In Egypt too life for the Christians becomes more difficult year after year, with the ascent of Political Islam. Out of 80 million citizens, between 6-10% are Christian Copts, and life is difficult between suppression by the street and by the government.
Only last month riots flared up again in Alexandria, where hundreds of Muslims threw stones on Christian-owned shops and the police station in the city. The background for the riots was the killing of a Muslim man, supposedly by his Christian landlords. The Copts claim that the government does not do enough to protect them. The country itself tries to hide Coptic suffering as much as possible, to placate the Islamic groups. This way the Egyptian Government exploited the “swine flu” in order to liquidate in one fell swoop the entire hog population in the country, about 320 thousand hogs. This means another heavy blow to the Christian community, this time on the part of the government.
Syria has an estimated two million Christians, and they are in good shape, of course in the data provided by the Syrian police state. The regime is a last secular-nationalistic regime, and hence it keeps the Christians as a minority, in its capacity as a sectarian minority in itself, the Alawites. But just like the other Syrian citizens they have almost no possibility of obtaining a passport, or freely leave the country without interference of the Mukhabarat, the Internal Security Service.

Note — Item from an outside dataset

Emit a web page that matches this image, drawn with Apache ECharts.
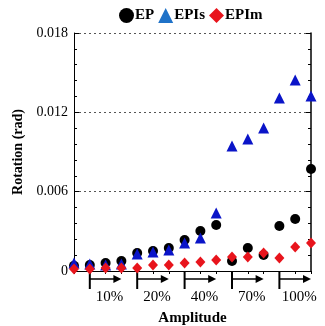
<!DOCTYPE html>
<html>
<head>
<meta charset="utf-8">
<script src="https://cdn.jsdelivr.net/npm/echarts@6/dist/echarts.min.js"></script>
<style>
  html, body { margin: 0; padding: 0; background: #fff; }
  #chart { width: 325px; height: 326px; }
</style>
</head>
<body>
<div id="chart"></div>
<script>
// test index 1..16 along amplitude steps
var positions = [1, 2, 3, 4, 5, 6, 7, 8, 9, 10, 11, 12, 13, 14, 15, 16];
var epValues = [0.0004, 0.00045, 0.0006, 0.00076, 0.00136, 0.00151, 0.00174, 0.00234,
                0.00303, 0.00348, 0.00076, 0.00174, 0.00121, 0.0034, 0.00393, 0.00771];
var episValues = [0.0006, 0.00053, 0.00045, 0.00053, 0.00129, 0.00144, 0.00159, 0.00212,
                  0.0025, 0.00439, 0.00945, 0.00998, 0.01081, 0.01308, 0.01444, 0.01323];
var epimValues = [0.00015, 0.00015, 0.00023, 0.00023, 0.00023, 0.00045, 0.00045, 0.0006,
                  0.00068, 0.00083, 0.00106, 0.00106, 0.00136, 0.00098, 0.00182, 0.00212];
var groupLabels = ['10%', '20%', '40%', '70%', '100%'];
var groupStarts = [2, 5, 8, 11, 14];

var serif = '"Liberation Serif", "DejaVu Serif", serif';

function pairs(vals) {
    return positions.map(function (p, i) { return [p, vals[i]]; });
}

var chart = echarts.init(document.getElementById('chart'));

var option = {
    animation: false,
    legend: {
        top: 3,
        left: 114,
        itemGap: 4,
        itemWidth: 15,
        itemHeight: 15,
        textStyle: { fontFamily: serif, fontWeight: 'bold', fontSize: 15, color: '#000', padding: [0, 0, 0, -4] },
        data: [
            { name: 'EP', icon: 'circle', itemStyle: { color: '#000' } },
            { name: 'EPIs', icon: 'triangle', itemStyle: { color: '#1f72c8' } },
            { name: 'EPIm', icon: 'diamond', itemStyle: { color: '#e8141c' } }
        ]
    },
    grid: { left: 74, right: 14, top: 33, bottom: 55, outerBoundsMode: 'none' },
    xAxis: [
        {
            type: 'value', min: 1, max: 16, interval: 1, position: 'bottom',
            name: 'Amplitude', nameLocation: 'middle', nameGap: 40,
            nameTextStyle: { fontFamily: serif, fontWeight: 'bold', fontSize: 15, color: '#000' },
            axisLine: { lineStyle: { color: '#000', width: 1 } },
            axisTick: { show: false },
            axisLabel: { show: false },
            splitLine: { show: false }
        },
        {
            type: 'value', min: 1, max: 16, interval: 1, position: 'top',
            axisLine: { lineStyle: { color: '#000', width: 1 } },
            axisTick: { inside: true, length: 3, lineStyle: { color: '#000' } },
            axisLabel: { show: false },
            splitLine: { show: false }
        }
    ],
    yAxis: [
        {
            type: 'value', min: 0, max: 0.018, interval: 0.006,
            name: 'Rotation (rad)', nameLocation: 'middle', nameGap: 47, nameRotate: 90,
            nameTextStyle: { fontFamily: serif, fontWeight: 'bold', fontSize: 14, color: '#000' },
            axisLine: { show: true, lineStyle: { color: '#000', width: 1 } },
            axisTick: { inside: true, length: 5, lineStyle: { color: '#000' } },
            minorTick: { show: true, splitNumber: 5, length: 3, lineStyle: { color: '#000' } },
            axisLabel: {
                fontFamily: serif, fontSize: 14, color: '#000', margin: 6,
                formatter: function (v) { return v === 0 ? '0' : v.toFixed(3); }
            },
            splitLine: { show: true, lineStyle: { type: [2, 3], color: '#555', width: 1 } }
        },
        {
            type: 'value', min: 0, max: 0.018, interval: 0.006, position: 'right',
            axisLine: { show: true, lineStyle: { color: '#000', width: 1.5 } },
            axisTick: { inside: true, length: 5, lineStyle: { color: '#000' } },
            minorTick: { show: true, splitNumber: 5, length: 3, lineStyle: { color: '#000' } },
            axisLabel: { show: false },
            splitLine: { show: false }
        }
    ],
    series: [
        {
            name: 'EP', type: 'scatter', symbol: 'circle', symbolSize: 10,
            itemStyle: { color: '#000', opacity: 1 },
            data: pairs(epValues)
        },
        {
            name: 'EPIs', type: 'scatter', symbol: 'triangle', symbolSize: 11,
            itemStyle: { color: '#0a14c8', opacity: 1 },
            data: pairs(episValues)
        },
        {
            name: 'EPIm', type: 'scatter', symbol: 'diamond', symbolSize: [10, 11],
            itemStyle: { color: '#e8141c', opacity: 1 },
            data: pairs(epimValues)
        }
    ]
};

chart.setOption(option);

// amplitude group arrows under the axis
var elements = [];
var y0 = chart.convertToPixel({ yAxisIndex: 0 }, 0);
groupStarts.forEach(function (s, i) {
    var x0 = chart.convertToPixel({ xAxisIndex: 0 }, s);
    var x1 = chart.convertToPixel({ xAxisIndex: 0 }, s + 2);
    elements.push({ type: 'line', shape: { x1: x0, y1: y0 + 1, x2: x0, y2: y0 + 18 },
        style: { stroke: '#000', lineWidth: 2 } });
    elements.push({ type: 'line', shape: { x1: x0, y1: y0 + 8, x2: x1 - 6, y2: y0 + 8 },
        style: { stroke: '#000', lineWidth: 1.5 } });
    elements.push({ type: 'polygon', shape: { points: [[x1 - 8, y0 + 4], [x1, y0 + 8], [x1 - 8, y0 + 12]] },
        style: { fill: '#000' } });
    elements.push({ type: 'text', style: {
        text: groupLabels[i], x: (x0 + x1) / 2 + 4, y: y0 + 26,
        align: 'center', verticalAlign: 'middle',
        font: '15px ' + serif, fill: '#000' } });
});
chart.setOption({ graphic: elements });
</script>
</body>
</html>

With such depressing data of a pitiable and a demography slated for liquidation within 15 years, what else is left for the Pope in the Muslim region? Does he provide an answer at all to the Christians in the region? Protection?
As for us, our great fortune is the Jewish State.
To those calling for a state for all its citizens, or similar slogans – study what happened to the Christian minority, that did not think of establishing its own state in the Middle East, has paid a price for this and is still paying it day by day.